In Oklahoma City, last week, when it was announced that Lindbergh was booked to speak at municipal hall, citizens rushed to the city council with objections. Said the American Legion: "He advocates peace towards ruthless nations and his utterances provoke disunity . . . when our very preservation depends on unity." Said the Knights of Pythias: "[He] has repeatedly expressed himself as adverse to the principles of Americanism." The city council canceled the booking.
From the America First Committee, sponsoring the rally, from Oklahoma's Governor himself, redheaded Leon C. Phillips, came protests. From neighboring Kansas came a sizzler that scorched the grass on the prairies. Careful to point out that it did not agree with Lindbergh, William Allen White's Emporia Gazette snorted:
"Oklahoma is a queer, wild state . . . a place where they arrest people on account of the books in their libraries, where a 'nigger's got to know his place' . . . where the Ku Klux Klan still ranges in their primordial shirttails through the cow pastures and where cro-magnon men still roam the wilderness in dinner coats and black ties. . . . Also where they do not allow Charles Lindbergh to speak."

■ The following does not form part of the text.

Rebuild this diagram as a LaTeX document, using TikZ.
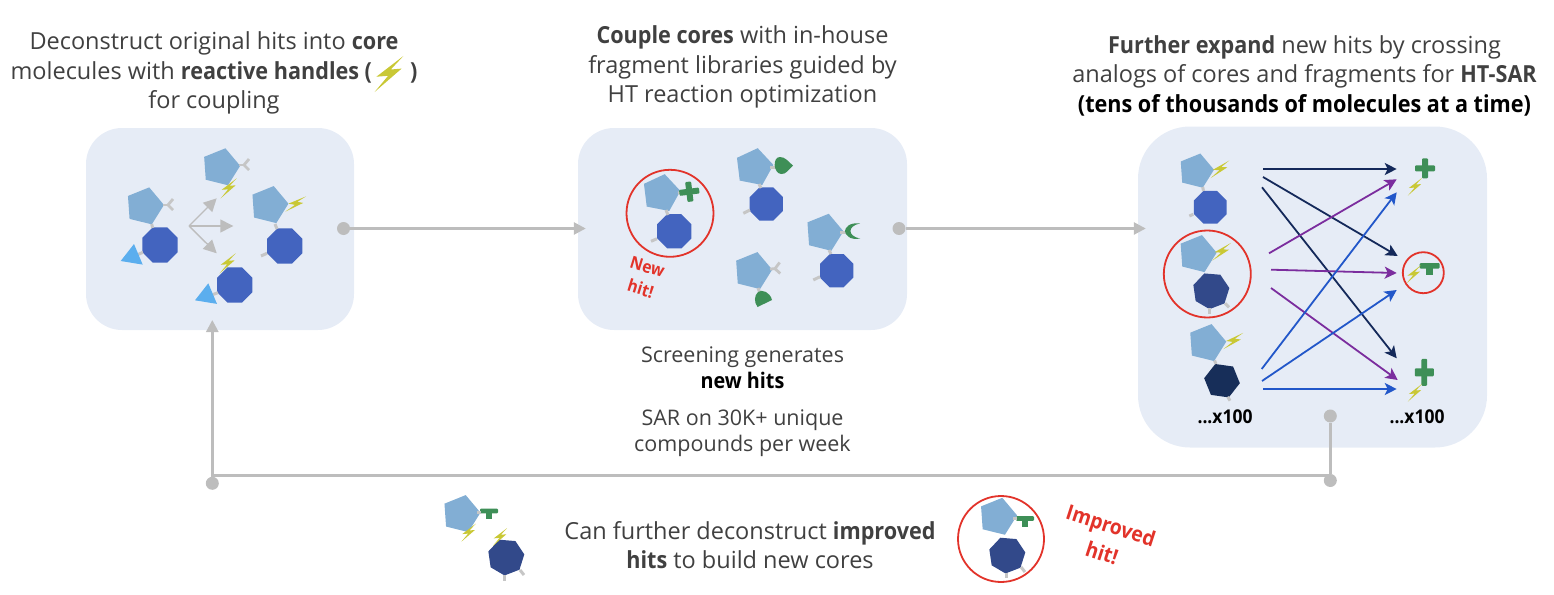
\documentclass[tikz,border=0pt]{standalone}
\usepackage{fontspec}
\setmainfont{Open Sans}[BoldFeatures={FakeStretch=0.92}]
\usepackage{xcolor}
\usetikzlibrary{shapes.geometric, arrows.meta, positioning}

\definecolor{panelblue}{HTML}{E6ECF6}
\definecolor{pentblue}{HTML}{82AED4}
\definecolor{octablue}{HTML}{4364BF}
\definecolor{heptblue}{HTML}{32498A}
\definecolor{hexnavy}{HTML}{172E59}
\definecolor{wedgeblue}{HTML}{5BAEEE}
\definecolor{leafgreen}{HTML}{3E8F57}
\definecolor{boltyellow}{HTML}{C9C835}
\definecolor{stubgray}{HTML}{C6C6C6}
\definecolor{flowgray}{HTML}{BDBDBD}
\definecolor{textgray}{HTML}{404040}
\definecolor{hitred}{HTML}{E2332A}
\definecolor{navyline}{HTML}{14295A}
\definecolor{purpleline}{HTML}{7B2D9E}
\definecolor{blueline}{HTML}{2257C9}

\tikzset{
  panel/.style={fill=panelblue, rounded corners=36pt, inner sep=0pt},
  heading/.style={align=center, text=textgray, font=\fontsize{23.5}{29.5}\selectfont, inner sep=0pt},
  caption/.style={align=center, text=textgray, font=\fontsize{21.5}{26.5}\selectfont, inner sep=0pt},
  countlabel/.style={font=\fontsize{19}{20}\selectfont\bfseries, inner sep=0pt},
  hitlabel/.style={align=center, text=hitred, font=\fontsize{17}{23}\selectfont\bfseries, inner sep=0pt},
  pent/.style={regular polygon, regular polygon sides=5, minimum size=39pt, inner sep=0pt, fill=pentblue},
  octa/.style={regular polygon, regular polygon sides=8, minimum size=38pt, inner sep=0pt, fill=octablue},
  hept/.style={regular polygon, regular polygon sides=7, minimum size=37pt, inner sep=0pt, fill=heptblue},
  hexa/.style={regular polygon, regular polygon sides=6, minimum size=36pt, inner sep=0pt, fill=hexnavy},
  hitring/.style={circle, draw=hitred, line width=1.8pt, inner sep=0pt},
  hubdot/.style={circle, fill=flowgray, minimum size=13pt, inner sep=0pt},
  stub/.style={draw=stubgray, line width=3pt},
  flowline/.style={draw=flowgray, line width=2.6pt},
  flowarrow/.style={flowline, -{Triangle[length=12pt,width=12pt]}},
  splitarrow/.style={draw=flowgray, line width=1.4pt, -{Triangle[length=13pt,width=13pt]}},
  navyarrow/.style={draw=navyline, line width=1.8pt, -{Stealth[length=12pt,width=12pt,inset=3pt]}},
  purplearrow/.style={draw=purpleline, line width=1.8pt, -{Stealth[length=12pt,width=12pt,inset=3pt]}},
  bluearrow/.style={draw=blueline, line width=1.8pt, -{Stealth[length=12pt,width=12pt,inset=3pt]}},
  bolt/.pic={\fill[boltyellow] (8,-10) -- (-7,1.5) -- (-0.5,1) -- (-8,10) -- (7,-3) -- (1,-2.5) -- cycle;},
  forkend/.pic={
    \draw[stub, line width=2.8pt] (0,0) -- (5,0);
    \draw[stub, line width=2.8pt] (10,-6) -- (5,0) -- (10,5);
  },
  pluscap/.pic={
    \fill[leafgreen, rounded corners=1pt] (-3,-10) rectangle (3,10);
    \fill[leafgreen, rounded corners=1pt] (-10,-3) rectangle (10,3);
  },
  teecap/.pic={
    \fill[leafgreen, rounded corners=1pt] (-10,-2.7) rectangle (10,2.7);
    \fill[leafgreen] (-3.3,0) rectangle (3.3,9);
  },
  wedgecap/.pic={\fill[wedgeblue] (13.3,-12.3) -- (0,4.7) -- (22,8.3) -- cycle;},
}

\begin{document}
\begin{tikzpicture}[x=1pt, y=-1pt]
    \useasboundingbox (0,0) rectangle (1554,594);

    % Panels
    \node (box1) [panel, minimum width=268pt, minimum height=202pt] at (220,229) {};
    \node (box2) [panel, minimum width=329pt, minimum height=202pt] at (742.5,229) {};
    \node (box3) [panel, rounded corners=52pt, minimum width=349pt, minimum height=321pt] at (1312.5,287) {};

    % Headings
    \node (head1) [heading, above=13pt of box1, xshift=-6pt] {Deconstruct original hits into \textbf{core}\\molecules with \textbf{reactive handles (\hspace*{38pt})}\\for coupling};
    \node (head2) [heading, above=19pt of box2] {\textbf{Couple cores} with in-house\\fragment libraries guided by\\HT reaction optimization};
    \node (head3) [heading, above=10pt of box3, xshift=-8pt] {\textbf{Further expand} new hits by crossing\\analogs of cores and fragments for \textbf{HT-SAR}\\\textcolor{black}{\textbf{(tens of thousands of molecules at a time)}}};
    \pic [scale=1.8] at (389,74) {bolt};

    % Captions
    \node (cap1) [caption, below=16pt of box2] {Screening generates\\\textcolor{black}{\textbf{new hits}}};
    \node (cap2) [caption, below=20pt of cap1] {SAR on 30K+ unique\\compounds per week};
    \node (cap3) [heading] at (750,545) {Can further deconstruct \textbf{improved}\\\textbf{hits} to build new cores};

    % Panel 1 molecules
    \node (p1a) [pent, shape border rotate=-14] at (144.5,206.3) {};
    \node (o1a) [octa] at (160,245) {};
    \draw[stub] (151.7,224) -- (152.7,228);
    \draw[stub] (143,252.3) -- (138,254.5);
    \pic at (163,205) {forkend};
    \pic at (120.7,256.3) {wedgecap};
    \node (p1b) [pent, shape border rotate=-14] at (220.7,167.2) {};
    \pic at (239,165) {forkend};
    \pic at (228.7,188.3) {bolt};
    \node (p1c) [pent, shape border rotate=-14] at (269,205) {};
    \node (o1c) [octa] at (284.7,246) {};
    \draw[stub] (275,224) -- (277,229);
    \draw[stub] (267,253.3) -- (261,256);
    \pic [rotate=-15] at (295.7,204) {bolt};
    \node (o1d) [octa] at (234.7,285) {};
    \draw[stub] (218,292.7) -- (213,294.5);
    \pic at (195,295.6) {wedgecap};
    \pic at (227.7,263.3) {bolt};

    % Splitting arrows
    \coordinate (fork) at (189,226);
    \coordinate (forktop) at (216.7,198.3);
    \coordinate (forkmid) at (233.3,226);
    \coordinate (forkbot) at (216.7,253.3);
    \draw[splitarrow] (fork) -- (forktop);
    \draw[splitarrow] (fork) -- (forkmid);
    \draw[splitarrow] (fork) -- (forkbot);

    % Panel 2 molecules
    \node (hit2) [hitring, minimum size=87pt] at (670,213.3) {};
    \node (p2a) [pent, shape border rotate=-11] at (661,193.3) {};
    \node (o2a) [octa, minimum size=37pt] at (674.3,231.3) {};
    \draw[stub] (666,210) -- (668,215);
    \draw[stub] (657,238.7) -- (651,241.3);
    \draw[stub] (678,193) -- (682,192.5);
    \pic [rotate=7] at (689.3,191.7) {pluscap};
    \node (newhit) [hitlabel, rotate=-17] at (644,278) {New\\hit!};

    \node (p2b) [pent, shape border rotate=-11] at (754,167.3) {};
    \node (o2b) [octa, minimum size=36pt] at (766.3,204) {};
    \draw[stub] (759,184) -- (761,188);
    \draw[stub] (750,210) -- (743.3,213.3);
    \draw[stub] (770,167) -- (776,167);
    \fill[leafgreen] (793,165.7) .. controls (788,161) and (785,157) .. (780,157) .. controls (772,157) and (773.5,173.5) .. (781,174) .. controls (786,174.5) and (788,170) .. (793,165.7) -- cycle;

    \node (p2c) [pent, shape border rotate=-14] at (824,232.7) {};
    \node (o2c) [octa, minimum size=36pt] at (836.7,270.7) {};
    \draw[stub] (829,250) -- (831,254);
    \draw[stub] (820,276.7) -- (813.3,280);
    \draw[stub] (840,232) -- (846,232);
    \fill[leafgreen] (860,223.5) .. controls (849,222) and (845,228) .. (845,231) .. controls (845,235) and (850,240.5) .. (860,238.5) .. controls (853,237) and (850.5,234) .. (850.5,231) .. controls (850.5,228) and (853,225) .. (860,223.5) -- cycle;

    \node (p2d) [pent, shape border rotate=-14] at (752.7,271) {};
    \pic [rotate=3] at (770,269) {forkend};
    \draw[stub] (758,288) -- (760,293);
    \fill[leafgreen] (757.5,307) -- (772,300) .. controls (770,292) and (762,289) .. (758,292) .. controls (754,296) and (754,302) .. (757.5,307) -- cycle;

    % Panel 3 cores
    \node (p3a) [pent, minimum size=36pt, shape border rotate=-14] at (1196,171) {};
    \node (o3a) [octa, minimum size=35.5pt] at (1210.3,207.3) {};
    \draw[stub] (1202.7,187) -- (1203.5,191);
    \draw[stub] (1193.3,214.3) -- (1189.3,216);
    \pic [rotate=-8] at (1220,169.3) {bolt};

    \node (hit3) [hitring, minimum size=87pt] at (1207.3,274) {};
    \node (p3b) [pent, shape border rotate=-14] at (1197.2,254) {};
    \node (o3b) [hept, shape border rotate=21] at (1211,290.7) {};
    \draw[stub] (1209,308.3) -- (1209,314);
    \draw[stub] (1225,303.3) -- (1229,307.3);
    \pic [rotate=-8] at (1221.7,251.7) {bolt};

    \node (p3c) [pent, shape border rotate=-14] at (1206.8,343) {};
    \node (o3c) [hexa, shape border rotate=-8] at (1222,380.7) {};
    \draw[stub] (1214.5,360.5) -- (1216,364);
    \draw[stub] (1227.7,396.7) -- (1230,400.7);
    \pic [rotate=-12] at (1233.3,341) {bolt};

    \node (n100a) [countlabel] at (1225,417) {...x100};

    % Panel 3 fragments
    \pic at (1425,168.3) {pluscap};
    \pic [scale=0.88] at (1415,186.7) {bolt};
    \node (hit3f) [hitring, minimum size=41pt] at (1423.3,272.7) {};
    \pic at (1429.7,265.8) {teecap};
    \pic [scale=0.9] at (1413.7,274.3) {bolt};
    \pic [xscale=0.95, yscale=1.35] at (1424.3,372.3) {pluscap};
    \pic [scale=0.88] at (1415,392.7) {bolt};
    \node (n100b) [countlabel] at (1417,417) {...x100};

    % Crossing arrows
    \coordinate (srca) at (1263,169);
    \coordinate (srcb) at (1263,177);
    \coordinate (srcc) at (1262,187.3);
    \coordinate (srcd) at (1269,253.3);
    \coordinate (srce) at (1271,269.7);
    \coordinate (srcf) at (1271,288);
    \coordinate (srcg) at (1261.7,369);
    \coordinate (srch) at (1262,381);
    \coordinate (srci) at (1263,389);
    \coordinate (dsta) at (1396.7,169);
    \coordinate (dstb) at (1397.7,256);
    \coordinate (dstc) at (1396.7,358.3);
    \coordinate (dstd) at (1396.7,179.3);
    \coordinate (dste) at (1396.7,273);
    \coordinate (dstf) at (1397.7,380);
    \coordinate (dstg) at (1396.7,192.3);
    \coordinate (dsth) at (1396.7,290);
    \coordinate (dsti) at (1396.7,389);
    \draw[navyarrow] (srca) -- (dsta);
    \draw[navyarrow] (srcb) -- (dstb);
    \draw[navyarrow] (srcc) -- (dstc);
    \draw[purplearrow] (srcd) -- (dstd);
    \draw[purplearrow] (srce) -- (dste);
    \draw[purplearrow] (srcf) -- (dstf);
    \draw[bluearrow] (srcg) -- (dstg);
    \draw[bluearrow] (srch) -- (dsth);
    \draw[bluearrow] (srci) -- (dsti);

    % Bottom row molecules
    \node (p4a) [pent, shape border rotate=-14] at (461,514) {};
    \pic [scale=0.9] at (489,511) {teecap};
    \draw[stub] (477,512) -- (481,512);
    \pic [scale=0.9] at (468.6,532.7) {bolt};
    \node (o4a) [hept, shape border rotate=21] at (506,557) {};
    \draw[stub] (504,575) -- (504,581);
    \draw[stub] (520,570) -- (524,575);
    \pic [scale=0.9] at (500,537) {bolt};

    \node (hit4) [hitring, minimum size=86pt] at (1001,539) {};
    \node (p4b) [pent, shape border rotate=-14] at (997.6,516.7) {};
    \node (o4b) [hept, shape border rotate=21] at (1007,555) {};
    \draw[stub] (1006,573) -- (1006,578);
    \draw[stub] (1021,567) -- (1025,572);
    \pic [scale=0.9] at (1025,518.5) {teecap};
    \draw[stub] (1013,518) -- (1017,518);
    \node (imphit) [hitlabel, font=\fontsize{21}{29}\selectfont\bfseries, rotate=-18] at (1106.5,539) {Improved\\hit!};

    % Flow connectors
    \node (dot1) [hubdot] at (343.5,228.5) {};
    \node (dot2) [hubdot] at (899,228.5) {};
    \node (dot3) [hubdot] at (1330.3,416) {};
    \node (dot4) [hubdot] at (1330.3,480.5) {};
    \node (dot5) [hubdot] at (212.3,483.3) {};
    \coordinate (bendr) at (1330.3,475.5);
    \coordinate (bendl) at (212.3,475.5);
    \coordinate (loopend) at (212.3,320);
    \draw[flowarrow] (dot1) -- ([xshift=8pt]box2.west |- dot1);
    \draw[flowarrow] (dot2) -- ([xshift=8pt]box3.west |- dot2);
    \draw[flowline] (dot3) -- (dot4);
    \draw[flowline] (bendr) -- (bendl);
    \draw[flowarrow] (dot5) -- (loopend);
\end{tikzpicture}
\end{document}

Lindbergh spoke at Oklahoma City, but in a baseball park outside the city limits. The burden of his remarks: if the U.S. tended to its knitting it could be safe from invasion; Germany was invincible; England was not to be trusted. ("England may turn against us as she has turned against France and Finland.") Sharing the sandlot rally with Isolationist Lindbergh was Isolationist Senator Burton K. Wheeler, who shouted: "I will not be silenced."
. . .
Plucked out of obscurity by Fight for Freedom, Inc. was another LindberghAugustus, cousin of Charles Augustus. A onetime section hand on the railroad, now a Birmingham lawyer, 38-year-old Augustus set out last week on a rival speaking tour. His theme: "No man has a right to set himself up as a minority of one to sabotage his government, and that's what my cousin is doing."
He has never met his famous cousin. According to his wife, he tried to when Charles Lindbergh was in their neighborhood in 1927. "But the Colonel sort of snubbed us."